Apparently, it has been difficult for foreign car makers to abandon their practices that have been common for so long in China. Germany’s Audi and numerous Japanese automakers have already admitted that they broke rules. In the province of Hubei, local authorities levied a small fine against BMW’s sales organization.

In each case, the company was accused of using its market power to the detriment of Chinese consumers.

Carmakers are now being forced to lower prices, so dealers have more flexibility for issuing rebates and to help foster greater competition. Analysts said this is not a catastrophe for the companies because until now, the margins have been high. But China was the most lucrative market for German premium suppliers in recent years, so profits could be less abundant in the future.

The estimated fine ranges from a few dozen millions of euros to several hundred million euros.

There is general agreement about the government’s right to ensure consumer protection, but the practices of the National Development and Reform Commission have also sparked criticism.
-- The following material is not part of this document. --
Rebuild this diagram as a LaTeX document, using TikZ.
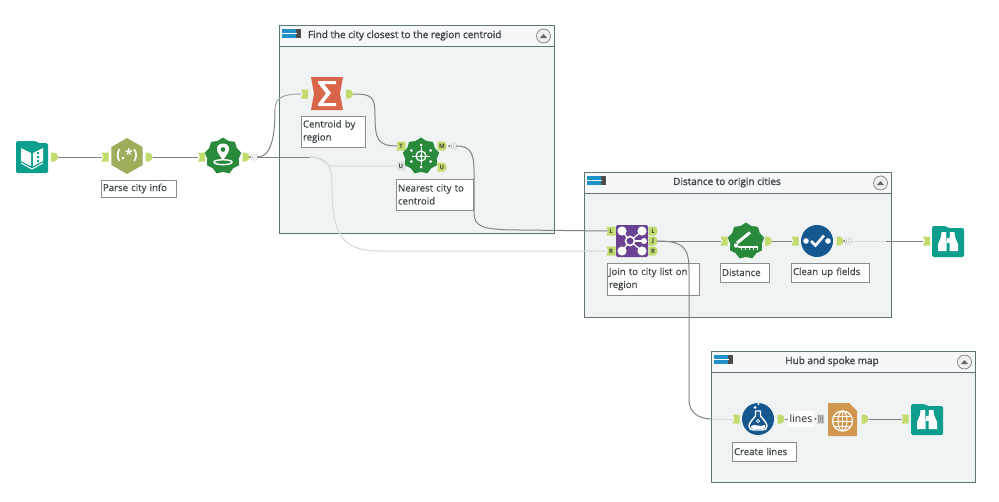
\documentclass[tikz,border=0pt]{standalone}
\usepackage{fontspec}
\setmainfont[FakeBold=0.7]{Open Sans}
\newfontfamily\titlefont[FakeBold=1.6]{Open Sans}
\newfontfamily\plainfont{Open Sans}
\usetikzlibrary{shapes.geometric}
\definecolor{portc}{HTML}{BFDC6C}
\definecolor{contb}{HTML}{5E7573}
\definecolor{contf}{HTML}{F0F3F4}
\definecolor{barf}{HTML}{F6F8F9}
\definecolor{teal1}{HTML}{0E9E8E}
\definecolor{gree1}{HTML}{2A8A3C}
\definecolor{blue1}{HTML}{14588F}
\definecolor{blue2}{HTML}{2090CC}
\definecolor{purp1}{HTML}{6A4291}
\definecolor{sig1}{HTML}{D9654B}
\definecolor{hex1}{HTML}{9CAE5A}
\definecolor{orng1}{HTML}{D2974F}
\definecolor{txt1}{HTML}{3E474A}
\definecolor{wired}{HTML}{7E8484}
\definecolor{wirel}{HTML}{D6DADA}
\tikzset{
  x=1pt,y=-1pt,
  every node/.style={inner sep=0pt,outer sep=0pt,font=\fontsize{9.6}{13}\selectfont\color{txt1}},
  container/.style={draw=contb,line width=1pt,fill=contf,anchor=north west},
  titlebar/.style={draw=contb,line width=1pt,fill=barf,anchor=north west},
  titletext/.style={font=\titlefont\fontsize{9.95}{12}\selectfont\color{txt1}},
  lab/.style={draw=black!45,line width=.8pt,fill=white,anchor=north west,align=left,inner sep=2pt},
  portnode/.style={minimum width=7pt,minimum height=8pt},
  portletter/.style={font=\plainfont\fontsize{6}{6}\selectfont\bfseries\color{black!75}},
  wire/.style={draw=wired,line width=1pt},
  wirelight/.style={draw=wirel,line width=1pt},
  gearshape/.style={star,star points=9,star point ratio=1.16,minimum size=37pt,fill=gree1},
  collapse/.style={circle,draw=black!50,fill=black!6,line width=.7pt,minimum size=14pt},
  binfold/.style={fill=teal1,rounded corners=1.5pt},
}
\newcommand\inport[5][portc]{%
  \fill[#1] (#3-3.5,#4-4.5)--(#3+3.5,#4-4.5)--(#3+3.5,#4+4.5)--(#3-3.5,#4+4.5)--(#3-1.5,#4)--cycle;
  \node[portnode] (#2) at (#3,#4) {};}
\newcommand\lblin[5]{%
  \fill[#5] (#2-4.5,#3-4.5)--(#2+4.5,#3-4.5)--(#2+4.5,#3+4.5)--(#2-4.5,#3+4.5)--(#2-3,#3)--cycle;
  \node[portnode,portletter] (#1) at (#2,#3) {#4};}
\newcommand\outport[3]{%
  \fill[portc] (#2-3.5,#3-4.5)--(#2-.5,#3-4.5) .. controls (#2+2,#3-4.5) and (#2+3.5,#3-2) .. (#2+3.5,#3) .. controls (#2+3.5,#3+2) and (#2+2,#3+4.5) .. (#2-.5,#3+4.5)--(#2-3.5,#3+4.5)--cycle;
  \node[portnode] (#1) at (#2,#3) {};}
\newcommand\lblout[4]{%
  \fill[portc] (#2-4.5,#3-4.5)--(#2+1.5,#3-4.5) .. controls (#2+3.5,#3-4.5) and (#2+4.5,#3-2) .. (#2+4.5,#3) .. controls (#2+4.5,#3+2) and (#2+3.5,#3+4.5) .. (#2+1.5,#3+4.5)--(#2-4.5,#3+4.5)--cycle;
  \node[portnode,portletter] (#1) at (#2,#3) {#4};}
\newcommand\wavemark[3]{%
  \fill[black!60] (#2,#3) circle (1pt);
  \draw[black!35,line width=.5pt] (#2+1.5,#3-2.5) arc (-50:50:3.2);
  \draw[black!25,line width=.5pt] (#2+3.5,#3-3.5) arc (-50:50:4.5);
  \draw[black!20,line width=.5pt] (#2+5.5,#3-4.5) arc (-50:50:5.8);
  \coordinate (#1) at (#2+7,#3);}
\newcommand\contain[9]{%
  \node[container,minimum width=#4-#2,minimum height=#5-#3] (#1) at (#2,#3) {};
  \node[titlebar,minimum width=#4-#2,minimum height=#6-#3] (#1bar) at (#2,#3) {};
  \fill[blue2] (#2+3,#3+4) rectangle (#2+18,#3+13);
  \fill[black!70] (#2+17,#3+4) rectangle (#2+22,#3+13);
  \draw[white,line width=.6pt] (#2+3,#3+8.5)--(#2+18,#3+8.5);
  \node[collapse] (#1btn) at (#4-10.5,#3+11) {};
  \fill[black!60] (#4-14,#3+13)--(#4-10.5,#3+9)--(#4-7,#3+13)--cycle;
  \node[titletext,#9] (#1title) at (#7,#8) {\csname title#1\endcsname};}
\newcommand\binoc[3]{%
  \node[minimum width=32pt,minimum height=31pt] (#1) at (#2+16,#3+15.5) {};
  \fill[binfold] (#2,#3+31)--(#2,#3)--(#2+14,#3)--(#2+16,#3+2)--(#2+32,#3+2)--(#2+32,#3+31)--cycle;
  \fill[white] (#2+9.5,#3+6)--(#2+14,#3+6)--(#2+14.5,#3+14)--(#2+14.5,#3+25)--(#2+6,#3+25)--(#2+6,#3+18)--(#2+9,#3+11)--cycle;
  \fill[white] (#2+22.5,#3+6)--(#2+18,#3+6)--(#2+17.5,#3+14)--(#2+17.5,#3+25)--(#2+26,#3+25)--(#2+26,#3+18)--(#2+23,#3+11)--cycle;
  \fill[white] (#2+14.5,#3+12) rectangle (#2+17.5,#3+17);}
\newcommand\titlefind{Find the city closest to the region centroid}
\newcommand\titledist{Distance to origin cities}
\newcommand\titlehub{Hub and spoke map}
\begin{document}
\begin{tikzpicture}
\useasboundingbox (0,0) rectangle (999,501);
\fill[white] (0,0) rectangle (999,501);
\contain{find}{279}{25}{554}{233}{46}{308}{35.5}{anchor=west}
\contain{dist}{584}{172}{891}{317}{193}{727}{182.5}{anchor=center}
\contain{hub}{711}{351}{975}{482}{372}{832}{361.5}{anchor=center}

% book input
\node[minimum width=32pt,minimum height=32pt] (book) at (32,157) {};
\fill[teal1,rounded corners=1.5pt] (16,173)--(16,141)--(36,141)--(38,143)--(48,143)--(48,173)--cycle;
\fill[white] (21,148)--(31,153)--(31,166)--(21,161)--cycle;
\fill[white] (43,148)--(33,153)--(33,166)--(43,161)--cycle;
\fill[teal1] (37,152) rectangle (39,154) (37,156) rectangle (39,158) (37,160) rectangle (39,162);
\draw[white,line width=1pt] (21,163)--(32,169)--(43,163);
\outport{bookout}{54.5}{157}

% regex
\inport{rxin}{105}{157}{}{}
\node[regular polygon,regular polygon sides=6,fill=hex1,minimum size=36pt,shape border rotate=30] (regex) at (127,156) {};
\node[font=\plainfont\fontsize{14}{14}\selectfont\bfseries\color{white}] (regext) at (127,155.5) {(.*)};
\outport{rxout}{149}{157}
\node[lab,text width=71pt,minimum height=17pt] (rxlab) at (101,180) {Parse city info};

% geocoder
\inport{geoin}{201.5}{157}{}{}
\node[gearshape] (geo) at (223,156) {};
\fill[white] (223,143.5) .. controls (218,143.5) and (216.5,147) .. (217,150) .. controls (217.5,153) and (221,157) .. (223,160.5) .. controls (225,157) and (228.5,153) .. (229,150) .. controls (229.5,147) and (228,143.5) .. (223,143.5) -- cycle;
\fill[gree1] (223,149.5) circle (2.4pt);
\draw[white,line width=1.4pt] (214,162) .. controls (214,165.5) and (232,165.5) .. (232,162) .. controls (232,159) and (214,159) .. (214,162) -- cycle;
\outport{geoout}{246}{157}
\wavemark{geow}{250}{157}

% summarize
\inport{sumin}{304.5}{94}{}{}
\node[minimum width=32pt,minimum height=33pt] (sum) at (327,93.5) {};
\fill[sig1] (311,77)--(343,77)--(340,93.5)--(343,110)--(311,110)--(314,93.5)--cycle;
\fill[white] (318,81)--(336,81)--(336,84)--(324,84)--(331,93)--(323,103)--(336,103)--(336,106)--(318,106)--(318,104)--(326,93.5)--(318,83)--cycle;
\outport{sumout}{349.5}{94}
\node[lab,text width=60pt,minimum height=31pt] (sumlab) at (301,116) {Centroid by\\region};

% nearest
\lblin{nT}{401}{146}{T}{portc}
\lblin{nU}{401}{166}{U}{black!12}
\node[gearshape] (near) at (421,156) {};
\foreach \a in {30,90,...,330}{\fill[white] (421,156) ++(\a:11) circle (1.5pt);}
\draw[white,line width=1.2pt] (421,156) circle (5pt);
\fill[white] (421,156) circle (1.6pt);
\draw[white,line width=1pt] (412,156)--(430,156) (421,147)--(421,165);
\lblout{nM}{442}{146}{M}
\lblout{nUo}{442}{167}{U}
\wavemark{nearw}{449}{146}
\node[lab,text width=73pt,minimum height=31pt] (nearlab) at (396,179) {Nearest city to\\centroid};

% join
\lblin{jL}{611}{231}{L}{portc}
\lblin{jR}{611}{251}{R}{portc}
\node[minimum size=32pt,fill=purp1,rounded corners=2pt] (join) at (632,241) {};
\foreach \p in {(622,231),(622,251),(642,231),(642,251),(644,241)}{
  \draw[white,line width=1.2pt] (630,241)--\p;}
\foreach \p in {(622,231),(622,251),(642,231),(642,251)}{\fill[white] \p circle (4.6pt);}
\fill[white] (644,241) circle (3pt);
\draw[white,line width=1.6pt,fill=purp1] (630,241) circle (4.5pt);
\lblout{jLo}{653}{231}{L}
\lblout{jJ}{653}{241}{J}
\lblout{jRo}{653}{251}{R}
\node[lab,text width=88pt,minimum height=32pt] (joinlab) at (607,263) {Join to city list on\\region};

% distance
\inport{dsin}{724}{241}{}{}
\node[gearshape] (dst) at (746,241) {};
\draw[white,line width=3pt] (737,243)--(750,232.5);
\fill[white] (736,245.5) circle (2.2pt);
\fill[white] (738,245.5) rectangle (758,248);
\foreach \t in {741,745,749,753,757}{\fill[white] (\t,248) rectangle (\t+1.4,250);}
\outport{dsout}{768.5}{241}
\node[lab,text width=45pt,minimum height=19pt] (dstlab) at (720,263) {Distance};

% clean
\inport{clin}{795}{241}{}{}
\node[circle,fill=blue1,minimum size=32pt] (cln) at (817,241) {};
\fill[white] (806,241) circle (2.8pt) (828,241) circle (2.8pt);
\draw[white,line width=2.6pt] (811,241)--(815.5,245.5)--(824,235.5);
\outport{clout}{840}{241}
\wavemark{clnw}{844}{241}
\node[lab,text width=74pt,minimum height=19pt] (clnlab) at (791,263) {Clean up fields};

% browse 1
\inport{b1in}{926.5}{241}{}{}
\binoc{brw}{932}{226}

% flask
\inport{fkin}{736}{419}{}{}
\node[circle,fill=blue1,minimum size=32pt] (flask) at (758,419) {};
\draw[white,line width=1.4pt,line join=round,fill=blue1] (755.5,411)--(760.5,411)--(760.5,416) .. controls (763,419) and (767,423) .. (767,426) .. controls (767,429) and (765,430) .. (762,430)--(754,430) .. controls (751,430) and (749,429) .. (749,426) .. controls (749,423) and (753,419) .. (755.5,416)--cycle;
\fill[white] (751,426) .. controls (755,423) and (760,428) .. (765,425) .. controls (766,428) and (764,429) .. (762,429)--(754,429) .. controls (752,429) and (750,428) .. (751,426)--cycle;
\draw[white,line width=.8pt] (758,421) circle (1.6pt);
\fill[white] (755,407.5) circle (1.5pt) (758.5,404) circle (1.1pt);
\outport{fkout}{781}{419}
\node[lab,text width=60pt,minimum height=19pt] (fklab) at (732,442) {Create lines};

% render
\node[fill=white,minimum width=26pt,minimum height=16pt,font=\plainfont\fontsize{10.5}{12}\selectfont\color{black!85}] (lines) at (801,419) {lines};
\inport[black!22]{rdin}{820.5}{419}{}{}
\fill[black!60] (815.5,419) circle (1pt);
\foreach \t in {818,820,822}{\draw[black!60,line width=.5pt] (\t,415)--(\t+1,423);}
\node[minimum width=29pt,minimum height=33pt] (render) at (842.5,419.5) {};
\fill[orng1] (828,403)--(849,403)--(857,411)--(857,436)--(828,436)--cycle;
\draw[white,line width=1.2pt] (842.5,421) circle (10pt);
\draw[white,line width=1pt] (842.5,421) ellipse (4.5pt and 10pt);
\draw[white,line width=1pt] (832.5,421)--(852.5,421) (834,416)--(851,416) (834,426)--(851,426) (842.5,411)--(842.5,431);
\outport{rdout}{865}{419}
\inport{b2in}{905}{419}{}{}
\binoc{brw2}{911}{404}

% connectors
\draw[wire] (bookout.east)--(rxin.west);
\draw[wire] (rxout.east)--(geoin.west);
\coordinate (mid1) at (275,110);
\draw[wire] (geow) .. controls (266,157) and (275,150) .. (mid1);
\draw[wirelight,draw=black!35] (mid1) .. controls (275,98) and (282,94) .. (sumin.west);
\coordinate (mid2) at (310,157);
\draw[wire] (geow)--(mid2);
\draw[wirelight] (mid2) .. controls (325,157) and (322,166) .. (335,166) -- (nU.west);
\draw[wirelight] (mid2) .. controls (327,157) and (332,165) .. (332,185) .. controls (332,235) and (342,251) .. (380,251) -- (jR.west);
\draw[wire] (sumout.east) .. controls (372,94) and (375,97) .. (375,115) .. controls (375,140) and (378,146) .. (nT.west);
\draw[wire] (nearw) .. controls (468,146) and (474,150) .. (474,170) -- (474,212) .. controls (474,226) and (480,230) .. (520,230) -- (jL.west);
\draw[wire] (jJ.east)--(dsin.west);
\draw[wire] (dsout.east)--(clin.west);
\coordinate (mid4) at (886,241);
\draw[wirelight] (clnw)--(mid4);
\draw[wire] (mid4)--(b1in.west);
\coordinate (mid3) at (712,419);
\draw[wire] (jJ.east) .. controls (682,241) and (689,246) .. (689,270) -- (689,400) .. controls (689,412) and (698,419) .. (mid3);
\draw[wirelight] (mid3)--(fkin.west);
\draw[wire] (fkout.east)--(lines.west);
\draw[wire] (rdout.east)--(b2in.west);
\end{tikzpicture}
\end{document}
The auto industry didn’t expect the sudden switch to strict enforcement. And though Chinese authorities have named international companies such as Daimler and Audi, they frequently conceal the fact that these companies are interwoven with local Chinese suppliers, who are not in the firing line.

It also remains unclear how high the penalties will be.

“The basis for calculating the revenue is not clearly defined,” wrote legal experts at the firm Paul Hastings in Beijing.

The fine could be based on the revenue of the entire corporate group in China, or it could be the revenue of only one of the subsidiaries and then only that of the affected product lines. Accordingly, the estimates currently vary between a few dozen million and several hundred million euros.

“Foreign companies should strictly refrain from minimum price specifications in business in order not to become the subject of investigation,” the experts advised.